SNOW HILL — A food pantry in Snow Hill that is relocating is causing a stir with some residents.
The Greene County Interfaith has applied to amend the town’s zoning ordinance to allow food distribution as a special use in an R10 residential district. The request will go before the town planning board at 7 p.m. Tuesday at the town hall.
The organization hopes to relocate to a house at 106 W. Harper St. in a residential area. A sign stating the zoning request is pending is posted in the front yard.
Pastor Martin Armstrong said his church, Calvary Memorial Methodist Church, which adjoins the property and faces Greene Street, had purchased the brick house last year.
“We’re a landlocked church,” he said. “… We saw it as an opportunity to look to the future.”
Armstrong said he was told Interfaith was being forced out of the building where they have been housed at 398 N.C. 58 S.
“They were being evicted,” he said, “but not by anything they’ve done.”
The minister said he got to thinking about finding a solution when he thought about the empty house the church had purchased, but did not have an immediate need for its use.
“It’s bad stewardship,” he said, “for us as a church to own a useful property and not put it to work in a significant Christian ministry.”
Armstrong said he asked the church’s 20-member administrative council whether they would allow Interfaith use of the building at no charge, and they said yes.
Larry Barrow of L.L. Murphy Co. owned the current Interfaith building before it recently foreclosed. It was sold in a courthouse sale to a group — which included Kinston CPA Ed Barrow — that placed a bid on it.
“They don’t have to move,” Larry Barrow said about Interfaith. “… (The owners) just said it wouldn’t be rent-free.”
He said he expected the rent would be nominal.
Barrow said Interfaith had occupied the building rent-free for 14 years and had tried to purchase it but did not raise its bid high enough when it had an opportunity to do so.
Ed Barrow could not be reached before press time, and Dora Pasour, Interfaith’s director, said she would not comment prior to the planning board meeting.

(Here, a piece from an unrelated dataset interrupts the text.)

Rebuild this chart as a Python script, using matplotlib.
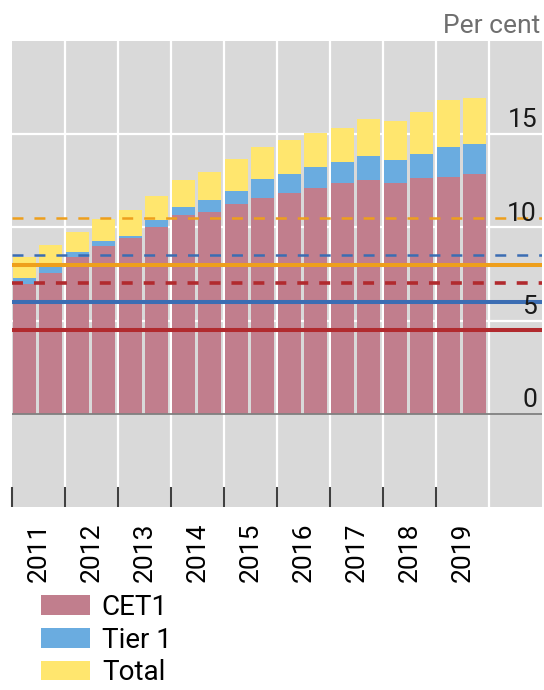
import matplotlib
matplotlib.use("Agg")
import matplotlib.pyplot as plt
from matplotlib.patches import Patch
import numpy as np

# ---- data ----
years = ['2011', '2012', '2013', '2014', '2015', '2016', '2017', '2018', '2019']
# half-yearly observations, cumulative ratios (per cent)
cet1 = [6.97, 7.57, 8.40, 9.00, 9.43, 10.04, 10.66, 10.80, 11.27,
        11.60, 11.82, 12.10, 12.37, 12.56, 12.37, 12.64, 12.71, 12.85]
tier1 = [7.30, 7.87, 8.69, 9.29, 9.56, 10.39, 11.12, 11.46, 11.96,
         12.58, 12.85, 13.26, 13.53, 13.81, 13.60, 13.93, 14.29, 14.49]
total = [8.40, 9.08, 9.75, 10.43, 10.93, 11.69, 12.56, 12.97, 13.67,
         14.34, 14.68, 15.09, 15.31, 15.79, 15.71, 16.19, 16.82, 16.94]
# regulatory requirements: minimum (solid) and incl. buffer (dashed)
req_min = {'CET1': 4.5, 'Tier 1': 6.0, 'Total': 8.0}
req_buffer = {'CET1': 7.0, 'Tier 1': 8.5, 'Total': 10.5}
yticks = [0, 5, 10, 15]
series_labels = ['CET1', 'Tier 1', 'Total']

# ---- style ----
plt.rcParams['font.family'] = ['Roboto', 'DejaVu Sans']
plt.rcParams['lines.scale_dashes'] = False
FS = 19
col_cet1 = '#C17E8D'
col_t1 = '#6AACE0'
col_tot = '#FFE66E'
line_cols = {'CET1': '#B12A2E', 'Tier 1': '#3B6DB3', 'Total': '#EE9F1C'}
bg = '#D9D9D9'

fig = plt.figure(figsize=(5.44, 6.90), dpi=100)
ax = fig.add_axes([12/544, 1 - 507/690, 530/544, 466/690])
ax.set_facecolor(bg)
for s in ax.spines.values():
    s.set_visible(False)

n = len(cet1)
x = np.arange(n) + 0.46
cet1_a = np.array(cet1)
t1_a = np.array(tier1)
tot_a = np.array(total)
w = 0.86
ax.bar(x, cet1_a, width=w, color=col_cet1, zorder=2, linewidth=0)
ax.bar(x, t1_a - cet1_a, bottom=cet1_a, width=w, color=col_t1, zorder=2, linewidth=0)
ax.bar(x, tot_a - t1_a, bottom=t1_a, width=w, color=col_tot, zorder=2, linewidth=0)

ax.set_xlim(0, 20)
ax.set_ylim(-5, 20)

# grid
for v in yticks[1:]:
    ax.axhline(v, color='white', lw=1.6, zorder=1)
for k in range(1, len(years) + 1):
    ax.axvline(2 * k, color='white', lw=1.6, zorder=1)
ax.axhline(0, color='#808080', lw=1.3, zorder=3)

# requirement lines
for key in series_labels:
    lwm = 2.9
    ax.axhline(req_min[key], color=line_cols[key], lw=lwm, zorder=4,
               solid_capstyle='butt')
    lwd = 2.6 if key == 'CET1' else 1.8
    ax.axhline(req_buffer[key], color=line_cols[key], lw=lwd, zorder=4,
               linestyle=(0, (7.9, 7.9)), dash_capstyle='butt')

# x ticks: boundaries (major, inward), labels at year centres (minor)
ax.set_xticks([2 * k for k in range(len(years))])
ax.set_xticklabels([])
ax.tick_params(axis='x', which='major', direction='in', length=14.4, width=1.5,
               color='#404040')
ax.set_xticks([2 * k + 1 for k in range(len(years))], minor=True)
ax.set_xticklabels(years, minor=True, rotation=90, fontsize=FS, va='top', ha='center')
ax.tick_params(axis='x', which='minor', length=0, pad=11.5)
ax.set_yticks([])

# y tick labels inside right
for v in yticks:
    ax.text(0.9906, v + 0.37, str(v), transform=ax.get_yaxis_transform(),
            ha='right', va='baseline', fontsize=FS, color='#1A1A1A', zorder=6)

fig.text(540/544, 1 - 33/690, 'Per cent', ha='right', va='baseline',
         fontsize=FS, color='#6F6F6F')

handles = [Patch(facecolor=c, edgecolor='none') for c in (col_cet1, col_t1, col_tot)]
fig.legend(handles, series_labels, loc='upper left',
           bbox_to_anchor=(41/544, 1 - 594/690), frameon=False, fontsize=20,
           borderpad=0, borderaxespad=0, handlelength=1.77, handleheight=0.72,
           handletextpad=0.42, labelspacing=0.2)

fig.savefig('out.png', dpi=100)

When the sign went up in front of the house, some of the church members began calling Armstrong with concerns about the effects to traffic and property values. He said most of the calls came from neighbors living near the home and church.
Currently, delivery trucks periodically drop off food to the Interfaith building and about 100 residents pick up food packages two Thursdays a month. People can apply for assistance on Wednesdays.
“The traffic load will not be the same as it is where it is now,” Armstrong said, “because they will change the delivery schedule.”
People will be able to park in the church parking lot next to the house. It’s a short distance to the back of the house, which has handicapped access.
The church has had a relationship with Interfaith since the food pantry’s founding in 1999, after Hurricane Floyd devastated numerous properties in the county.
Interfaith set up an emergency relief site using an office in the Armstrong home next to the church and residents picked up food and clothing on the church property.
At the proposed site, Interfaith will need to set up a 10-foot-by-12-foot building behind the house for the large freezer it uses for food to be distributed, Armstrong said.
He said his congregation is divided over the issue of whether Interfaith should be allowed to operate its food pantry in the residential area. About 60-75 of its 300 members are active members, and he expects some of them will be present at the upcoming planning board meeting — particularly those who live nearby.
Planning board member Bobby Taylor said he guestimates as many as 25 people showing up.
He said he had received a packet of information but hadn’t had time to look at it yet.
“I’ve gotten several phone calls,” Taylor said, “from people in the area that have seen the sign.”
A couple of the calls and visits were “highly concerned” and a few others just wanted information.
“I don’t think anyone that’s concerned,” he said, “is against Interfaith.”
One planning board member, Salvador Tinoco, is also a member of the Interfaith board.
Jeff Carson, a neighbor on West Harper Street, said he believes the farmers market building would be a better option for Interfaith’s activities.
“I’m not against the food bank, in general,” he said, “but I don’t want it in a residential area.”
He said allowing the organization a special use will open the door for other special interests to move into the neighborhood and will add to the congestion.
Robert Edwards, on Northwest Fourth and West Harper streets, said he is concerned about safety.
“I don’t approve of it,” he said, “because it’s a central location and there will be traffic coming in and out day and night.”
George Herring of West Harper Street is a member of Calvary Memorial. He said he would need more information before coming to any conclusion.
“I think traffic is probably part of it,” he said, “but I’m sure there’s probably some way to solve it. But I’m kind of neutral at this point.”
If the planning board recommends Interfaith’s request to amend the ordinance, a public hearing would be held Nov. 12 and the county board would need to make a decision. The Board of Adjustment would then hear Interfaith’s special use request tentatively on Nov. 20.